Número 320

DIA DE FAXINA

Qual o melhor dia para a limpeza da casa? No caso de quem contrata uma profissional, qualquer um, de segunda a sábado, desde que ela esteja comprometida em sua agenda. O ideal – e aqui está uma conquista de clientes antigos – é o dia de faxina cair na sexta-feira, véspera de final de semana. Quinta, ainda é bastante bom. Segunda-feira pode bem servir para juntar os restos mortais de eventuais festanças. Porém, seja contratando alguém para limpar a casa, seja por nossos próprios esforços, um consenso existe: em domingos, não há ânimo para atuar na limpeza.

Esta é a ótica de quem limpa, claro. Do ponto de vista de quem recebe a higienização, dia de faxina é sempre domingo. Ou folga, ou feriado. Um dia para quebrar a rotina, sair do sério, dar um tempo. Rever amigos, até. Senão, vejamos:

Em que outro dia os tapetes ganham uma folga para passear no pátio, na varanda ou na sacada? Eles todos – o da sala, os dos banheiros, aqueles à beira da cama – deixam de receber pisadas distraídas para tomar banho de sol. Quando, de quebra, ganham umas voltinhas na máquina de lavar, galgam a solene altura dos varais. Se não, ao menos sobem para encostos de cadeiras, ou grades, respirando outros ares. E garantem um mínimo de elevação do espírito.

Cadeiras se esbaldam em piruetas, muitas vezes parando de cabeça para baixo em cima da mesa, que já está aliviada da responsabilidade cotidiana de equilibrar aquele vaso de cristal caríssimo (para o azar do sofá que fica por perto, e agora acomoda o enfeite de modo desengonçado). Se o piso recebeu carinhos do pano úmido e perfumado, ou a renovação de sua cera, mesa e cadeiras vão curtir essa inversão de posições por horas a fio, rindo à toa!

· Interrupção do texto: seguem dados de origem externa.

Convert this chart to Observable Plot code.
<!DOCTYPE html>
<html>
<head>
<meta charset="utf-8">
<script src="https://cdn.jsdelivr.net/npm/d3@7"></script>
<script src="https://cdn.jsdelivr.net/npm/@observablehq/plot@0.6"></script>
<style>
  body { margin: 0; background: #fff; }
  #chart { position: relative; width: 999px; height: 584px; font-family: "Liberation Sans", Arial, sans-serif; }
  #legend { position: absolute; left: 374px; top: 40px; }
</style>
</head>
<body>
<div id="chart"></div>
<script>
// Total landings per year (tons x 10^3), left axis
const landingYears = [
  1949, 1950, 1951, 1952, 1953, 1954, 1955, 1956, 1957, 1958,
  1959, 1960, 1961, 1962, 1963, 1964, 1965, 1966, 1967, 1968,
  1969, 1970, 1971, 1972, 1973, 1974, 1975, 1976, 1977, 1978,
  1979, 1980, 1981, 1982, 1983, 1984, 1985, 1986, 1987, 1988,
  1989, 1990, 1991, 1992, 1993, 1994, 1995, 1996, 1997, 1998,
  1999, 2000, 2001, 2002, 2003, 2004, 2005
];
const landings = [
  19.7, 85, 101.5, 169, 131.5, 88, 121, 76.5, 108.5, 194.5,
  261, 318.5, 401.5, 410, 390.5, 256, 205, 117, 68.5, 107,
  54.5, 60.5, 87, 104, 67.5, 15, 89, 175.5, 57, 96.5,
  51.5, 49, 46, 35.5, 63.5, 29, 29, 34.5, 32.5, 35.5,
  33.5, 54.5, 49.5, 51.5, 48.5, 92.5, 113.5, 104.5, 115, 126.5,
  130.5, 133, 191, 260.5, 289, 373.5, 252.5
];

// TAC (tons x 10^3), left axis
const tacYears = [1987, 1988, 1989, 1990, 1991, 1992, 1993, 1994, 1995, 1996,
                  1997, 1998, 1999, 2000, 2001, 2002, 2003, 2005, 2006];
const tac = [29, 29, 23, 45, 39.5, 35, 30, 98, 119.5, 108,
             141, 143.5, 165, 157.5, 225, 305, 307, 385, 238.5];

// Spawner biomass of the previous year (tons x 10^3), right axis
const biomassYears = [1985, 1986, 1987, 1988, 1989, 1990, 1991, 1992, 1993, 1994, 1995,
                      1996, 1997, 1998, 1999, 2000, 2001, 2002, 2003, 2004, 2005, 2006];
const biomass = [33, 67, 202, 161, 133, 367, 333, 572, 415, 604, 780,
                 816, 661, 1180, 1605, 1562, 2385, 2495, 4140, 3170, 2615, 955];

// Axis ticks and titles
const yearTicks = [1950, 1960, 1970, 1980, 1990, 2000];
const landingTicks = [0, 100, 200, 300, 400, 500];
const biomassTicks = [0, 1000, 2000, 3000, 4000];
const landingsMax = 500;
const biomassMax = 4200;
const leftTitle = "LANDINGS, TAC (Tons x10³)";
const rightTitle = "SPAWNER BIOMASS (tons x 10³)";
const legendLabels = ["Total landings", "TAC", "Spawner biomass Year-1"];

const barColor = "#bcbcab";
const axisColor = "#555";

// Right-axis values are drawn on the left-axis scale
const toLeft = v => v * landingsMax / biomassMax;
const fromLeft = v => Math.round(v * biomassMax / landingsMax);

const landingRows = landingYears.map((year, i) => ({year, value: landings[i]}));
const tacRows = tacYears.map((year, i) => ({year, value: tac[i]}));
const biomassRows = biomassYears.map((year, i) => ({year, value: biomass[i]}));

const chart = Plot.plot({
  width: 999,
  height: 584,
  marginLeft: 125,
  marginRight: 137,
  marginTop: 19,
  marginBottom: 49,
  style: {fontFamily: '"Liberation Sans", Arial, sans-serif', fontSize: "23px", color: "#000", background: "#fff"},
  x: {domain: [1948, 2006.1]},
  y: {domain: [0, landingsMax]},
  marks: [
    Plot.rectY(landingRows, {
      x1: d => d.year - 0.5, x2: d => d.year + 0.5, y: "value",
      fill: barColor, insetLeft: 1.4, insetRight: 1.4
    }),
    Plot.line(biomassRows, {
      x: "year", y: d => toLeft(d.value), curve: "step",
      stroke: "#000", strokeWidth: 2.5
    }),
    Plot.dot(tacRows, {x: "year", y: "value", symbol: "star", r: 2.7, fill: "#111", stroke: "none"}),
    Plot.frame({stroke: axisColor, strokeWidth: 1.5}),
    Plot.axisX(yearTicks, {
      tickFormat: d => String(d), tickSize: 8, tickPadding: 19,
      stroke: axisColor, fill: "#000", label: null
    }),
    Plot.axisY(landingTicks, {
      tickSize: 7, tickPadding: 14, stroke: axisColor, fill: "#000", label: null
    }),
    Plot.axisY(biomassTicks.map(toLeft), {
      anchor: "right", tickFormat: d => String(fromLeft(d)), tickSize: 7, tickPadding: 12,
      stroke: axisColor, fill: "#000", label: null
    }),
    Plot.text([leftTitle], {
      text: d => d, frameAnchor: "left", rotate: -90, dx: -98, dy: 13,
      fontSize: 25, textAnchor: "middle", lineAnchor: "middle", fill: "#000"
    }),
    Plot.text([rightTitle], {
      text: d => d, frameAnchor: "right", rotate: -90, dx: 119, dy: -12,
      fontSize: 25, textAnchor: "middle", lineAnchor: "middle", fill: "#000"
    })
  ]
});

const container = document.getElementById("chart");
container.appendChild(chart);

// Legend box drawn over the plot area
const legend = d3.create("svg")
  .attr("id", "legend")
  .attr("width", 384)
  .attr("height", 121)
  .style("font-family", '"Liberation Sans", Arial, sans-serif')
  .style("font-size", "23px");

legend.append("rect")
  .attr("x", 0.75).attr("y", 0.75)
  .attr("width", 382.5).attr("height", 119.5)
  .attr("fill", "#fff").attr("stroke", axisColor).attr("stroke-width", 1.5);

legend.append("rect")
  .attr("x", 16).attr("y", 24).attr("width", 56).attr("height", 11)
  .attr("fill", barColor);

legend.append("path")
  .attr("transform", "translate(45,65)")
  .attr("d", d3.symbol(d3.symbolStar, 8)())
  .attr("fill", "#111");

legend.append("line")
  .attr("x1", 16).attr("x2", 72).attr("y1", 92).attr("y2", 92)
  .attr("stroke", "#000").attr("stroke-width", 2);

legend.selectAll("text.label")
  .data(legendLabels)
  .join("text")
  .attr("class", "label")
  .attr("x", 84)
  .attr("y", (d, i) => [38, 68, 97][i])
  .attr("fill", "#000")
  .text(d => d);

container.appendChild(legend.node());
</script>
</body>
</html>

Dia de faxina também é a oportunidade das camas, desavergonhadamente, ficarem nuas. E dos lençóis, fronhas e cobertas mexerem-se com o vento. Se os homens tivessem ouvidos mais atentos, perceberiam a algazarra dentro do armário, onde jogos de cama limpos apostam em qual será o preferido para sair da reserva e entrar em campo. Os travesseiros, pesados de tantas confissões inconfessáveis, podem, enfim, dar uma espairecida. Suas penas, afinal, não são de ferro…

Quando é o caso daquela denominada faxina grossa, até as cortinas, para variar, abandonam seus varões. As venezianas curtem chuva de mangueira, e as folhas das janelas passeiam para lá e para cá no bailado das flanelas. Com sorte, as cristaleiras e armários serão arredados para longe das paredes: bancar a estátua para esconder o pó mais rebelde cansa suas belezas. E, já que são muito grandes para sair porta afora, pelo menos ganham a oportunidade de espiar a rotina por um outro ângulo.

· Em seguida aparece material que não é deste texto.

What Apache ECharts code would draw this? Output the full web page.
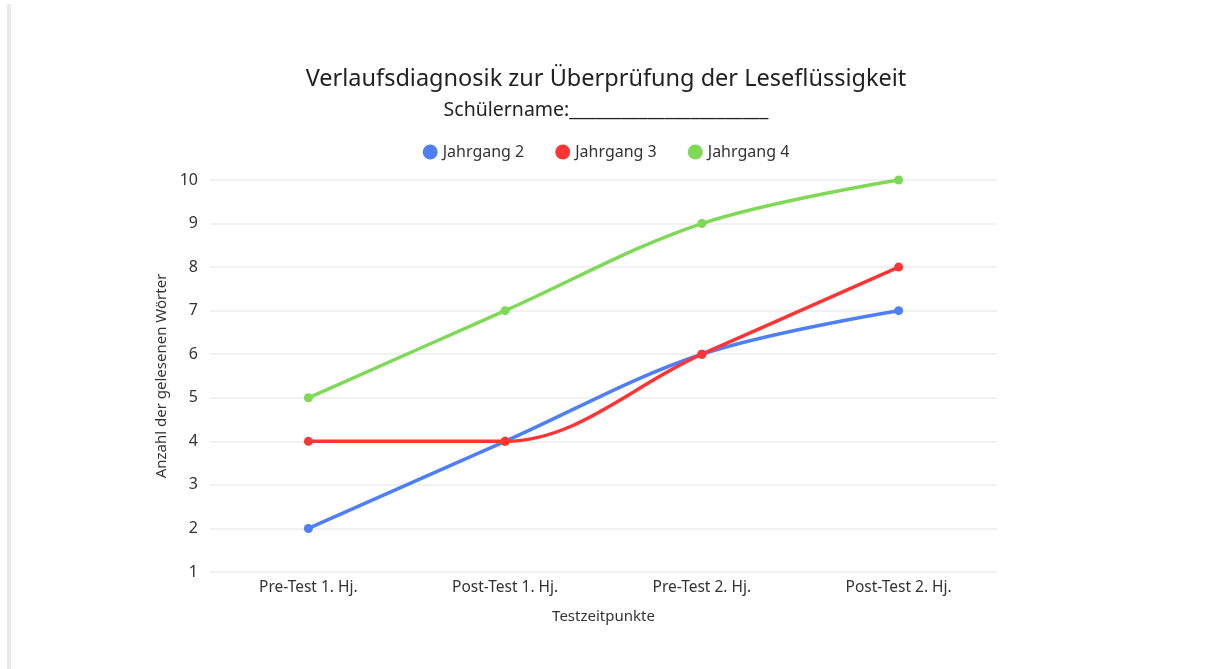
<!DOCTYPE html>
<html><head><meta charset="utf-8">
<script src="https://cdn.jsdelivr.net/npm/echarts@6/dist/echarts.min.js"></script>
<style>html,body{margin:0;padding:0;background:#fff}#c{width:1212px;height:669px}
#bar{position:absolute;left:7px;top:4px;width:4px;height:665px;background:#e8e9ec}</style>
</head><body><div id="bar"></div><div id="c"></div>
<script>
const categories = ['Pre-Test 1. Hj.', 'Post-Test 1. Hj.', 'Pre-Test 2. Hj.', 'Post-Test 2. Hj.'];
const jahrgang2 = [2, 4, 6, 7];
const jahrgang3 = [4, 4, 6, 8];
const jahrgang4 = [5, 7, 9, 10];
const seriesNames = ['Jahrgang 2', 'Jahrgang 3', 'Jahrgang 4'];
const colors = ['#4F7FF5', '#FF3535', '#7ED957'];
const FONT = 'Noto Sans';
const chart = echarts.init(document.getElementById('c'));
const mk = (name, data, color) => ({
  name, type: 'line', data, smooth: 0.35, symbol: 'circle', symbolSize: 9,
  itemStyle: {color}, lineStyle: {color, width: 3.5}, emphasis: {disabled: true}
});
chart.setOption({
  backgroundColor: 'transparent',
  textStyle: {fontFamily: FONT},
  title: [
    {text: 'Verlaufsdiagnosik zur Überprüfung der Leseflüssigkeit', left: 'center', top: 62,
     textStyle: {fontFamily: FONT, fontSize: 23.5, fontWeight: 'normal', color: '#222'}},
    {text: 'Schülername:_______________________', left: 'center', top: 95,
     textStyle: {fontFamily: FONT, fontSize: 19.5, fontWeight: 'normal', color: '#222'}}
  ],
  legend: {top: 139, left: 'center', itemGap: 31, itemWidth: 15, itemHeight: 15, icon: 'circle',
    textStyle: {fontFamily: FONT, fontSize: 16, color: '#333'}, data: seriesNames},
  grid: {left: 210, right: 215, top: 180, bottom: 97},
  xAxis: {type: 'category', data: categories, boundaryGap: true,
    axisLine: {show: false}, axisTick: {show: false},
    axisLabel: {fontFamily: FONT, fontSize: 15.5, color: '#333', margin: 8},
    name: 'Testzeitpunkte', nameLocation: 'middle', nameGap: 37,
    nameTextStyle: {fontFamily: FONT, fontSize: 15, color: '#333'}},
  yAxis: {type: 'value', min: 1, max: 10, interval: 1,
    axisLine: {show: false}, axisTick: {show: false},
    axisLabel: {fontFamily: FONT, fontSize: 16, color: '#333', margin: 12},
    splitLine: {lineStyle: {color: '#ececec', width: 1.5}},
    name: 'Anzahl der gelesenen Wörter', nameLocation: 'middle', nameGap: 40,
    nameTextStyle: {fontFamily: FONT, fontSize: 15, color: '#333'}},
  series: [mk(seriesNames[0], jahrgang2, colors[0]), mk(seriesNames[1], jahrgang3, colors[1]), mk(seriesNames[2], jahrgang4, colors[2])]
});
</script></body></html>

Depois da faxina, é impossível não reparar em tantos sorrisos pela casa. Alegram-se os enfeites, os lustres, o piso. O contentamento se reflete em todos os espelhos, reluz nos tampos de granito, transparece no vidro do box. Por essas e por outras que nossos móveis não entendem quando passamos os domingos entediados, amortecidos diante de uma tela de TV. Eles sabem que programa bom é tomar sol, fazer piruetas, olhar a vida por novos ângulos. Desprender-se dos varões, sentir o vento no rosto, perfumar a alma. Trocar afetos para aliviar nossas penas, despir-se de pesadas máscaras.

Para a casa, dia de limpeza é sempre domingo. Para nós, domingo é, ou deveria ser, sempre um dia de faxina.

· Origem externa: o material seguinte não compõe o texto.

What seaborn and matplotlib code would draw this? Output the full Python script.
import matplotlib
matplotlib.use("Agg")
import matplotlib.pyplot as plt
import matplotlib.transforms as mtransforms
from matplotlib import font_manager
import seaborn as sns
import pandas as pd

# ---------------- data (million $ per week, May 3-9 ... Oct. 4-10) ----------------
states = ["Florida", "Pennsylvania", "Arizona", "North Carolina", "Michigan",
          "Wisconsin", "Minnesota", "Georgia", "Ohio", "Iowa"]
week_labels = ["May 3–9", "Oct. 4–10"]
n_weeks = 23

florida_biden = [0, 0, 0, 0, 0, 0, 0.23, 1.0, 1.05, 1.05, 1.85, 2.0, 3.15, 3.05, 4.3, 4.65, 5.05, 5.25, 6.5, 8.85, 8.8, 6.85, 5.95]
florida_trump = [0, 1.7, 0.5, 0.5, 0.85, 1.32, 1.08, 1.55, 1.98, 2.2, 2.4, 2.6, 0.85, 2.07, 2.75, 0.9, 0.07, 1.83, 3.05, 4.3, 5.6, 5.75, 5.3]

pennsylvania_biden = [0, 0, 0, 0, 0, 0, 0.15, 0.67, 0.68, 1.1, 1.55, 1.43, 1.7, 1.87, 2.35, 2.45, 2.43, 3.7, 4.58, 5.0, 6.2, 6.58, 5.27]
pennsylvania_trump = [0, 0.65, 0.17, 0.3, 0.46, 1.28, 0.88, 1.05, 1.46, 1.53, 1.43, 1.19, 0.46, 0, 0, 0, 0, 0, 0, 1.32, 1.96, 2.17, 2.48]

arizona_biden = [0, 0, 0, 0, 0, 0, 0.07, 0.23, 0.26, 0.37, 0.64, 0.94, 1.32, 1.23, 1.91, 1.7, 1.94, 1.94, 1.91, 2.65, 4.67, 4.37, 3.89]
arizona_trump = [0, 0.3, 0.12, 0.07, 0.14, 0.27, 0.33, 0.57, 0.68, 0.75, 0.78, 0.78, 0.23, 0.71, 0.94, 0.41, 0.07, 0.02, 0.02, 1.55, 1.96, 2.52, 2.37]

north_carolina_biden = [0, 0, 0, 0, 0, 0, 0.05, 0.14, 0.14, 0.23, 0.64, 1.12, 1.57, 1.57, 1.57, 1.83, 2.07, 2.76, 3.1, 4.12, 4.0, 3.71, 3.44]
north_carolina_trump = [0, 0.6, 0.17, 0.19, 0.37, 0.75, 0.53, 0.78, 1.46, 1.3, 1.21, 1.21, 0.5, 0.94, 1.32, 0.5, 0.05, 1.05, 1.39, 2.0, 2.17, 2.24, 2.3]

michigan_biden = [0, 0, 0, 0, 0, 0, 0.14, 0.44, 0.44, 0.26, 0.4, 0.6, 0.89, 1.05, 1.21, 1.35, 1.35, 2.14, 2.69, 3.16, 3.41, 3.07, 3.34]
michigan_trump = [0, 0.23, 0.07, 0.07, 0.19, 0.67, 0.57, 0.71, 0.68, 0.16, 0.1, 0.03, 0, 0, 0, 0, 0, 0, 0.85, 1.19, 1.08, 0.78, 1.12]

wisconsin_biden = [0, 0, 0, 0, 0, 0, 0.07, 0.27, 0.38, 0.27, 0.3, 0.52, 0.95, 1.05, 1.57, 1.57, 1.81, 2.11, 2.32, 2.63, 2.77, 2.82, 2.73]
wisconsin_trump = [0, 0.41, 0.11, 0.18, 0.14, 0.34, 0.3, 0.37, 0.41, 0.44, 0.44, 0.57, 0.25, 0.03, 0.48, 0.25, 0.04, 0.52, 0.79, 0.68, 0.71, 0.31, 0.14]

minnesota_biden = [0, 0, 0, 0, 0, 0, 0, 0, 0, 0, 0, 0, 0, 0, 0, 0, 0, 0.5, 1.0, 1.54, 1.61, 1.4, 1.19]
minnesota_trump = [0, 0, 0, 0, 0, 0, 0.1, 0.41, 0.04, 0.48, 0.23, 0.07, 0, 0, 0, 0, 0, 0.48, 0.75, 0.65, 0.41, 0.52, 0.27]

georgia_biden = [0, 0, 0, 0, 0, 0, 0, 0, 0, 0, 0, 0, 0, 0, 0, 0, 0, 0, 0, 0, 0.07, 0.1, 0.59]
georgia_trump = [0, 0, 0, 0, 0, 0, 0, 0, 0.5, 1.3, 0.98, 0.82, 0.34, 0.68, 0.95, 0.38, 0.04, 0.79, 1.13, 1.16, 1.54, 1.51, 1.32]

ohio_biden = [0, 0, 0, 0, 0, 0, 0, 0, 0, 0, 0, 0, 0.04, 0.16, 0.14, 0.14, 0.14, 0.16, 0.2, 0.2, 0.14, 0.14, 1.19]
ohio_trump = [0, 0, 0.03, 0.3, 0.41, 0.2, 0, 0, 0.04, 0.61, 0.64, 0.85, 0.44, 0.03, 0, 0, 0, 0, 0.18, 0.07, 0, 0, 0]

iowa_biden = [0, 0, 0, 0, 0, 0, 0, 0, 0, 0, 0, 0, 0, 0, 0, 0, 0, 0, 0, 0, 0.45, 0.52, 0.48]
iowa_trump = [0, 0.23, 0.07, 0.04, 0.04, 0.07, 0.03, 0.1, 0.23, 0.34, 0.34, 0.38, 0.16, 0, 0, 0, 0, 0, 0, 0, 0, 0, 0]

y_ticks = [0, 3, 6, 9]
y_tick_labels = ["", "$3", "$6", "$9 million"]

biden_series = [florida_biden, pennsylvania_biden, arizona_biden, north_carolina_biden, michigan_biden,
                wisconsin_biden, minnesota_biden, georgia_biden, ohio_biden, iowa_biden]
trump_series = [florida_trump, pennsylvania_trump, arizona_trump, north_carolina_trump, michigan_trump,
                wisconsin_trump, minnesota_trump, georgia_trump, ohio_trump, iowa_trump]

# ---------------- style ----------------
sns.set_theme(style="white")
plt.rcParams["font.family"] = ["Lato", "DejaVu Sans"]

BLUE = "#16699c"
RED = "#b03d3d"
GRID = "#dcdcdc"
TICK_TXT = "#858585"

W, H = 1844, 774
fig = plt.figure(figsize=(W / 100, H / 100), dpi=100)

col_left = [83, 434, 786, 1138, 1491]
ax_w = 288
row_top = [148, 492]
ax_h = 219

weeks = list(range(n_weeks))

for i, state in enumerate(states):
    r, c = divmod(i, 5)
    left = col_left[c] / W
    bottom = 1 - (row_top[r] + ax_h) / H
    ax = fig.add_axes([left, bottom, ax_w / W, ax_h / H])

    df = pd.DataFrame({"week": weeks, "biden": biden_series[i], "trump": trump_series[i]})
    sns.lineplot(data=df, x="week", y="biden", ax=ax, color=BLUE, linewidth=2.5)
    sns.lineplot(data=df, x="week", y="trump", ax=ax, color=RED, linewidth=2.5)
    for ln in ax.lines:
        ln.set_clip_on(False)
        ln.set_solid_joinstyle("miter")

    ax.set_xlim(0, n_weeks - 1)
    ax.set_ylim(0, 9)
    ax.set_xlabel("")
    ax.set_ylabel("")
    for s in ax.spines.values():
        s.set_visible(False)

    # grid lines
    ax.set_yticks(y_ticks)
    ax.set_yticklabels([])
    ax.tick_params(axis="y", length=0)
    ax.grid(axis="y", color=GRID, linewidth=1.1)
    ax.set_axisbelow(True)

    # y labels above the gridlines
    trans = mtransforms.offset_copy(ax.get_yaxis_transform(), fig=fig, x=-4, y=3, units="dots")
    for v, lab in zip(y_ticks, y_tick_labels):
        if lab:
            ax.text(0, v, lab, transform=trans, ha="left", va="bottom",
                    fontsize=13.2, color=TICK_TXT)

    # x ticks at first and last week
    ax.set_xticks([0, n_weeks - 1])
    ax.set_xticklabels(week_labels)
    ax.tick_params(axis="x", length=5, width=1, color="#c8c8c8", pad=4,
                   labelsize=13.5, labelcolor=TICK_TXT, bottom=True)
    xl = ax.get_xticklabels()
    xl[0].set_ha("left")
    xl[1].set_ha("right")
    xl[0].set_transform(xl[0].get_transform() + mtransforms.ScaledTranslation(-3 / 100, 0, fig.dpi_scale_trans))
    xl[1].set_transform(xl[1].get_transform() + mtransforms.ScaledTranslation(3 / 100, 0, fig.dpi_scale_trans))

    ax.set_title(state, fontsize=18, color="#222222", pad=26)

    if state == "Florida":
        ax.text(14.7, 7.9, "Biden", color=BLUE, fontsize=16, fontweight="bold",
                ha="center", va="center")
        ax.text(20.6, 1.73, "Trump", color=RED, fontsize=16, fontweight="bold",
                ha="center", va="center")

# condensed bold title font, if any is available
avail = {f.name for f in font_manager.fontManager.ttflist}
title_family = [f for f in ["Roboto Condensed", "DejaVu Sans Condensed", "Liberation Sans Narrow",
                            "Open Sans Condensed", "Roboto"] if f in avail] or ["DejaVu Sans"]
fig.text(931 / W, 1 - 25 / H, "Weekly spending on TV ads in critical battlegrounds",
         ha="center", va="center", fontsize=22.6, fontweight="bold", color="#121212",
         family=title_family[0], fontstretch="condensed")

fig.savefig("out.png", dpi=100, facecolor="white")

2 comentários em “Número 320”

  1. A sexta resolveu faxinar a preguiça. Preguiça de pensamento. Que quase foi levada pelo vento. E quase acabou o intento. Emoções à parte, ler suas crônicas é sempre uma aula para mim. Uma sinfonia de palavras. Ritmo de elos figurativos, que abarcam significados profundos. É com muita vergonha que a preguiça se confessa. O pensamento se expondo, o diálogo tomando corpo e a vontade resurgindo das cinzas.